**WRITTEN REQUEST**
Leave out all pictures. Return exactly the lines from the top of the material through the line containing "colors = ['#E64B35', '#4DBBD5', '#00A087']".

**ENTRIES**
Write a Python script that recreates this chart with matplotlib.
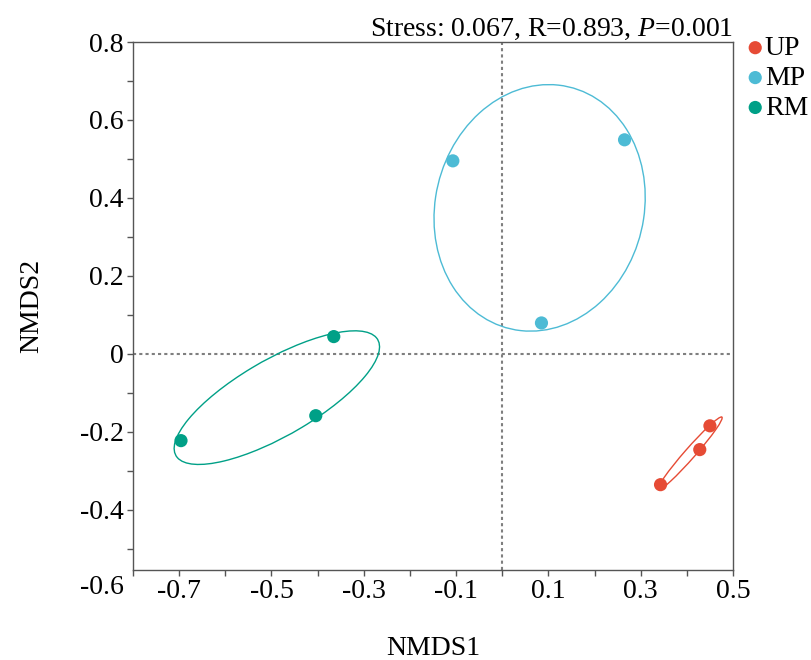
import numpy as np
import matplotlib
matplotlib.use('Agg')
from matplotlib import pyplot as plt
from matplotlib.patches import Ellipse
from matplotlib.ticker import MultipleLocator

######################################################################
# Data (NMDS site scores)
######################################################################

groups = ['UP', 'MP', 'RM']
colors = ['#E64B35', '#4DBBD5', '#00A087']

up_x = [0.450, 0.428, 0.343]
up_y = [-0.185, -0.246, -0.336]
mp_x = [-0.107, 0.265, 0.085]
mp_y = [0.495, 0.549, 0.079]
rm_x = [-0.365, -0.404, -0.696]
rm_y = [0.044, -0.159, -0.223]

xticks = [-0.7, -0.5, -0.3, -0.1, 0.1, 0.3, 0.5]
yticks = [-0.4, -0.2, 0.0, 0.2, 0.4, 0.6, 0.8]
title = 'Stress: 0.067, R=0.893, $\\mathit{P}$=0.001'

ellipse_scale = 1.23

######################################################################
# Plot
######################################################################

def cov_ellipse(x, y, scale, color):
    pts = np.column_stack([x, y])
    center = pts.mean(axis=0)
    cov = np.cov(pts, rowvar=False)
    vals, vecs = np.linalg.eigh(cov)
    order = vals.argsort()[::-1]
    vals, vecs = vals[order], vecs[:, order]
    angle = np.degrees(np.arctan2(vecs[1, 0], vecs[0, 0]))
    w, h = 2 * scale * np.sqrt(np.maximum(vals, 0))
    return Ellipse(center, w, h, angle=angle, fill=False, edgecolor=color, linewidth=1.0)


plt.rcParams['font.family'] = ['Liberation Serif', 'DejaVu Serif']
plt.rcParams['mathtext.fontset'] = 'custom'
plt.rcParams['mathtext.it'] = 'Liberation Serif:italic'
plt.rcParams['mathtext.rm'] = 'Liberation Serif'

fs = 20

fig = plt.figure(figsize=(8.12, 6.60), dpi=100)
ax = fig.add_axes([133 / 812, 90 / 660, 600 / 812, 528 / 660])

ax.axhline(0, color='#7f7f7f', lw=1.5, ls=(0, (1.5, 1.5)), zorder=1)
ax.axvline(0, color='#7f7f7f', lw=1.5, ls=(0, (1.5, 1.5)), zorder=1)

data = [(up_x, up_y), (mp_x, mp_y), (rm_x, rm_y)]
for name, col, (xs, ys) in zip(groups, colors, data):
    ax.add_patch(cov_ellipse(xs, ys, ellipse_scale, col))
    ax.scatter(xs, ys, s=90, color=col, edgecolors='none', label=name, zorder=3)

ax.set_xlim(-0.8, 0.5)
ax.set_ylim(-0.555, 0.8)
ax.set_xticks(xticks)
ax.set_xticklabels(['%g' % v for v in xticks])
ax.set_yticks(yticks)
ax.set_yticklabels(['%g' % v for v in yticks])
ax.xaxis.set_minor_locator(MultipleLocator(0.1))
ax.yaxis.set_minor_locator(MultipleLocator(0.1))
ax.tick_params(which='both', direction='out', length=4.5, width=1, color='#555555',
               labelsize=fs, pad=2, top=False, right=False)

# -0.6 label sits below the frame in the original
ax.annotate('-0.6', xy=(0, -0.6), xycoords=('axes fraction', 'data'),
            xytext=(-6.5, 0), textcoords='offset points', ha='right', va='center',
            fontsize=fs, annotation_clip=False)

for sp in ax.spines.values():
    sp.set_color('#555555')
    sp.set_linewidth(1.0)

ax.set_xlabel('NMDS1', fontsize=fs, labelpad=23)
ax.set_ylabel('NMDS2', fontsize=fs, labelpad=26)
ax.set_title(title, loc='right', fontsize=fs, pad=4)

ax.legend(loc='upper left', bbox_to_anchor=(1.0, 1.028), frameon=False, fontsize=fs,
          handletextpad=-0.15, labelspacing=0.16, borderaxespad=0.2, borderpad=0.1,
          handlelength=1.0)

fig.savefig('out.png', dpi=100)
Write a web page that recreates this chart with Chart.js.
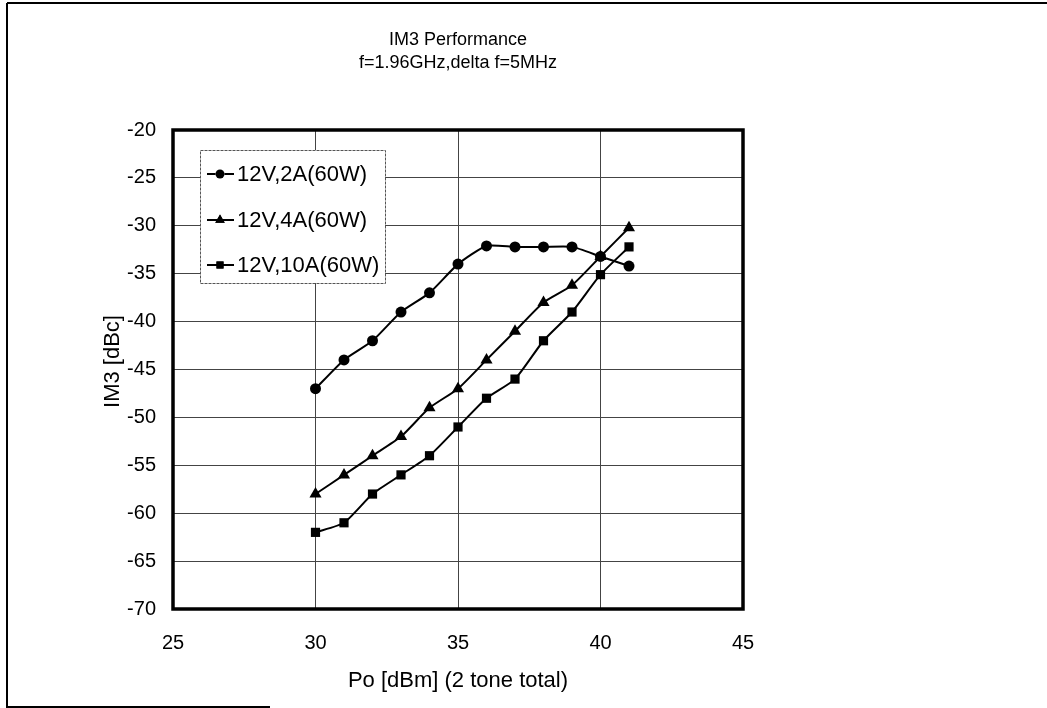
<!DOCTYPE html>
<html>
<head>
<meta charset="utf-8">
<script src="https://cdn.jsdelivr.net/npm/chart.js@4/dist/chart.umd.min.js"></script>
<style>
html,body{margin:0;padding:0;background:#fff;}
#wrap{width:1047px;height:708px;position:relative;}
</style>
</head>
<body>
<div id="wrap"><canvas id="c" width="1047" height="708"></canvas></div>
<script>
const titleLines = ["IM3 Performance", "f=1.96GHz,delta f=5MHz"];
const xTitle = "Po [dBm] (2 tone total)";
const yTitle = "IM3 [dBc]";
const poValues = [30, 31, 32, 33, 34, 35, 36, 37, 38, 39, 40, 41];
const seriesLabels = ["12V,2A(60W)", "12V,4A(60W)", "12V,10A(60W)"];
const im3_2A = [-47, -44, -42, -39, -37, -34, -32.1, -32.2, -32.2, -32.2, -33.2, -34.2];
const im3_4A = [-58, -56, -54, -52, -49, -47, -44, -41, -38, -36.2, -33.2, -30.2];
const im3_10A = [-62, -61, -58, -56, -54, -51, -48, -46, -42, -39, -35.1, -32.2];
const xTicks = [25, 30, 35, 40, 45];
const yTicks = [-20, -25, -30, -35, -40, -45, -50, -55, -60, -65, -70];

const FONT = "'Liberation Sans', Arial, sans-serif";
const styles = [
  {pointStyle: 'circle', radius: 5.5, legendRadius: 4.5},
  {pointStyle: 'triangle', radius: 7, legendRadius: 5.5},
  {pointStyle: 'rect', radius: 6.5, legendRadius: 5}
];
const seriesData = [im3_2A, im3_4A, im3_10A];

const datasets = seriesData.map((vals, i) => ({
  label: seriesLabels[i],
  data: poValues.map((x, j) => ({x: x, y: vals[j]})),
  borderColor: '#000',
  backgroundColor: '#000',
  borderWidth: 2,
  pointStyle: styles[i].pointStyle,
  pointRadius: styles[i].radius,
  pointBackgroundColor: '#000',
  pointBorderColor: '#000',
  pointBorderWidth: 0,
  tension: 0.2,
  fill: false
}));

const decor = {
  id: 'decor',
  beforeDraw(chart) {
    const ctx = chart.ctx;
    ctx.save();
    ctx.fillStyle = '#fff';
    ctx.fillRect(0, 0, chart.width, chart.height);
    ctx.strokeStyle = '#000';
    ctx.lineWidth = 2;
    ctx.beginPath();
    ctx.moveTo(7, 3); ctx.lineTo(1047, 3);
    ctx.moveTo(7, 3); ctx.lineTo(7, 707);
    ctx.lineTo(270, 707);
    ctx.stroke();
    ctx.restore();
  },
  afterDraw(chart) {
    const ctx = chart.ctx;
    const ca = chart.chartArea;
    const cx = (ca.left + ca.right) / 2;
    ctx.save();
    ctx.strokeStyle = '#000';
    ctx.lineWidth = 3.5;
    ctx.strokeRect(ca.left, ca.top, ca.right - ca.left, ca.bottom - ca.top);
    ctx.fillStyle = '#000';
    ctx.textAlign = 'center';
    ctx.textBaseline = 'middle';
    ctx.font = '18px ' + FONT;
    ctx.fillText(titleLines[0], cx, 40);
    ctx.fillText(titleLines[1], cx, 63);
    ctx.font = '22px ' + FONT;
    ctx.fillText(xTitle, cx, 681);
    ctx.save();
    ctx.translate(113, (ca.top + ca.bottom) / 2 - 8);
    ctx.rotate(-Math.PI / 2);
    ctx.fillText(yTitle, 0, 0);
    ctx.restore();
    // legend
    const lx = 200, ly = 150, lw = 185, lh = 133;
    ctx.fillStyle = '#fff';
    ctx.fillRect(lx, ly, lw, lh);
    ctx.strokeStyle = '#555';
    ctx.lineWidth = 1;
    ctx.setLineDash([3, 1]);
    ctx.strokeRect(lx + 0.5, ly + 0.5, lw, lh);
    ctx.setLineDash([]);
    const rows = [174, 220, 265];
    chart.data.datasets.forEach((ds, i) => {
      const y = rows[i];
      ctx.strokeStyle = '#000';
      ctx.lineWidth = 2;
      ctx.beginPath();
      ctx.moveTo(207, y); ctx.lineTo(234, y);
      ctx.stroke();
      Chart.helpers.drawPoint(ctx, {pointStyle: ds.pointStyle, radius: styles[i].legendRadius, rotation: 0, borderWidth: 0}, 220, y);
      ctx.fillStyle = '#000';
      ctx.fill();
      ctx.font = '22px ' + FONT;
      ctx.textAlign = 'left';
      ctx.textBaseline = 'middle';
      ctx.fillText(ds.label, 237, y + 1);
    });
    ctx.restore();
  }
};

new Chart(document.getElementById('c'), {
  type: 'line',
  data: {datasets: datasets},
  options: {
    responsive: false,
    animation: false,
    layout: {padding: {top: 130, right: 304, left: 0, bottom: 0}},
    plugins: {legend: {display: false}, title: {display: false}, tooltip: {enabled: false}},
    scales: {
      x: {
        type: 'linear',
        min: 25, max: 45,
        afterFit(s) { s.height = 99; },
        afterBuildTicks(s) { s.ticks = xTicks.map(v => ({value: v})); },
        grid: {color: '#444', lineWidth: 1, drawTicks: false},
        border: {display: false},
        ticks: {color: '#000', font: {family: FONT, size: 20}, padding: 22, maxRotation: 0}
      },
      y: {
        type: 'linear',
        min: -70, max: -20,
        afterFit(s) { s.width = 173; },
        afterBuildTicks(s) { s.ticks = yTicks.map(v => ({value: v})); },
        grid: {color: '#444', lineWidth: 1, drawTicks: false},
        border: {display: false},
        ticks: {color: '#000', font: {family: FONT, size: 20}, padding: 17}
      }
    }
  },
  plugins: [decor]
});
</script>
</body>
</html>
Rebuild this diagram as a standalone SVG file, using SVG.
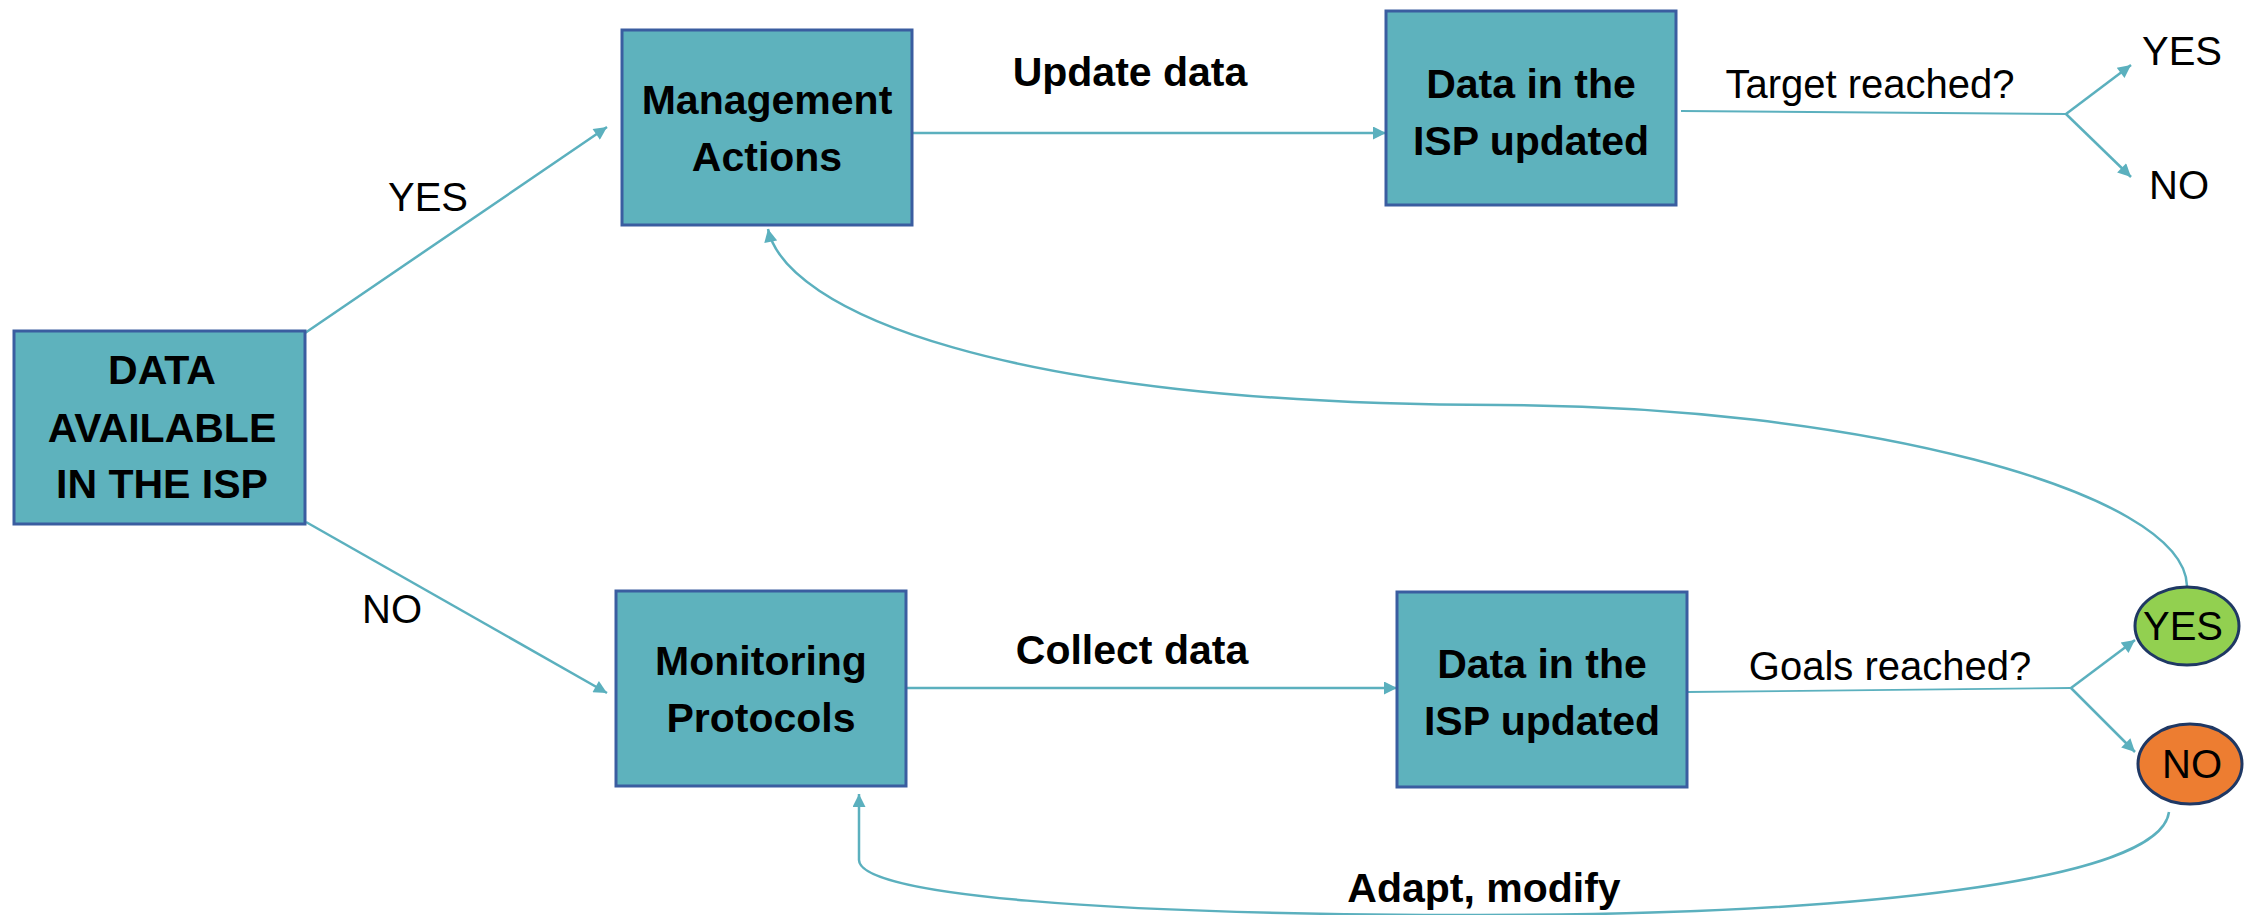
<svg xmlns="http://www.w3.org/2000/svg" width="2249" height="915" viewBox="0 0 2249 915">
<style>
.box{fill:#5EB2BD;stroke:#3A5DA0;stroke-width:3}
.b{font-family:"Liberation Sans",Arial,sans-serif;font-weight:bold;font-size:41px;fill:#000;text-anchor:middle}
.r{font-family:"Liberation Sans",Arial,sans-serif;font-size:40px;fill:#000;text-anchor:middle}
.c{fill:none;stroke:#5BB0BE;stroke-width:2.5}
.t{fill:none;stroke:#5BB0BE;stroke-width:1.8}
</style>
<defs>
<marker id="ah" viewBox="0 0 10 10" refX="10" refY="5" markerWidth="18" markerHeight="13" markerUnits="userSpaceOnUse" orient="auto">
<path d="M0,0 L10,5 L0,10 z" fill="#5BB0BE"/>
</marker>
</defs>
<rect width="2249" height="915" fill="#fff"/>
<g id="connectors">
<path class="c" d="M305,333 L607,127" marker-end="url(#ah)"/>
<path class="c" d="M306,522 L607,693" marker-end="url(#ah)"/>
<path class="c" d="M912,133 L1386,133" marker-end="url(#ah)"/>
<path class="c" d="M906,688 L1397,688" marker-end="url(#ah)"/>
<path class="t" d="M1681,111 L2066,114"/>
<path class="c" d="M2066,114 L2131,65" marker-end="url(#ah)"/>
<path class="c" d="M2066,114 L2131,177" marker-end="url(#ah)"/>
<path class="t" d="M1687,692 L2071,688"/>
<path class="c" d="M2071,688 L2135,640" marker-end="url(#ah)"/>
<path class="c" d="M2071,688 L2135,752" marker-end="url(#ah)"/>
<path class="c" d="M2187,586 C2185,490 1850,405 1500,405 C1000,405 785,310 768,229" marker-end="url(#ah)"/>
<path class="c" d="M2169,812 C2160,882 1850,915 1480,915 C1100,915 859,895 859,860 L859,794" marker-end="url(#ah)"/>
</g>
<g id="data-available">
<rect class="box" x="14" y="331" width="291" height="193"/>
<text class="b" x="162" y="384">DATA</text>
<text class="b" x="162" y="442">AVAILABLE</text>
<text class="b" x="162" y="498">IN THE ISP</text>
</g>
<g id="management-actions">
<rect class="box" x="622" y="30" width="290" height="195"/>
<text class="b" x="767" y="114">Management</text>
<text class="b" x="767" y="171">Actions</text>
</g>
<g id="monitoring-protocols">
<rect class="box" x="616" y="591" width="290" height="195"/>
<text class="b" x="761" y="675">Monitoring</text>
<text class="b" x="761" y="732">Protocols</text>
</g>
<g id="data-updated-top">
<rect class="box" x="1386" y="11" width="290" height="194"/>
<text class="b" x="1531" y="98">Data in the</text>
<text class="b" x="1531" y="155">ISP updated</text>
</g>
<g id="data-updated-bottom">
<rect class="box" x="1397" y="592" width="290" height="195"/>
<text class="b" x="1542" y="678">Data in the</text>
<text class="b" x="1542" y="735">ISP updated</text>
</g>
<g id="yes-circle">
<ellipse cx="2187" cy="626" rx="52" ry="39" fill="#92D050" stroke="#1F3864" stroke-width="3"/>
<text class="r" x="2183" y="640">YES</text>
</g>
<g id="no-circle">
<ellipse cx="2190" cy="764" rx="52" ry="40" fill="#ED7D31" stroke="#1F3864" stroke-width="3"/>
<text class="r" x="2192" y="778">NO</text>
</g>
<g id="labels">
<text class="r" x="428" y="211">YES</text>
<text class="r" x="392" y="623">NO</text>
<text class="b" x="1130" y="86">Update data</text>
<text class="b" x="1132" y="664">Collect data</text>
<text class="b" x="1484" y="902">Adapt, modify</text>
<text class="r" x="1870" y="98">Target reached?</text>
<text class="r" x="1890" y="680">Goals reached?</text>
<text class="r" x="2182" y="65">YES</text>
<text class="r" x="2179" y="199">NO</text>
</g>
</svg>
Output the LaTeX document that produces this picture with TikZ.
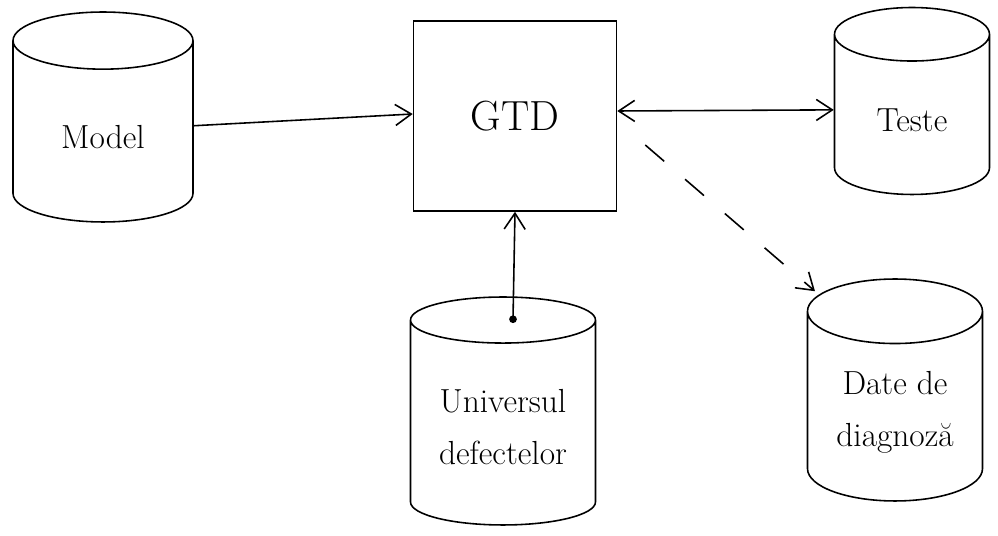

**OUTPUT BELOW**
Write a Python script that recreates this chart with matplotlib.
import numpy as np
import matplotlib
matplotlib.use('Agg')
from matplotlib import pyplot as plt
from matplotlib.patches import Ellipse
from matplotlib.ticker import MultipleLocator

######################################################################
# Data (NMDS site scores)
######################################################################

groups = ['UP', 'MP', 'RM']
colors = ['#E64B35', '#4DBBD5', '#00A087']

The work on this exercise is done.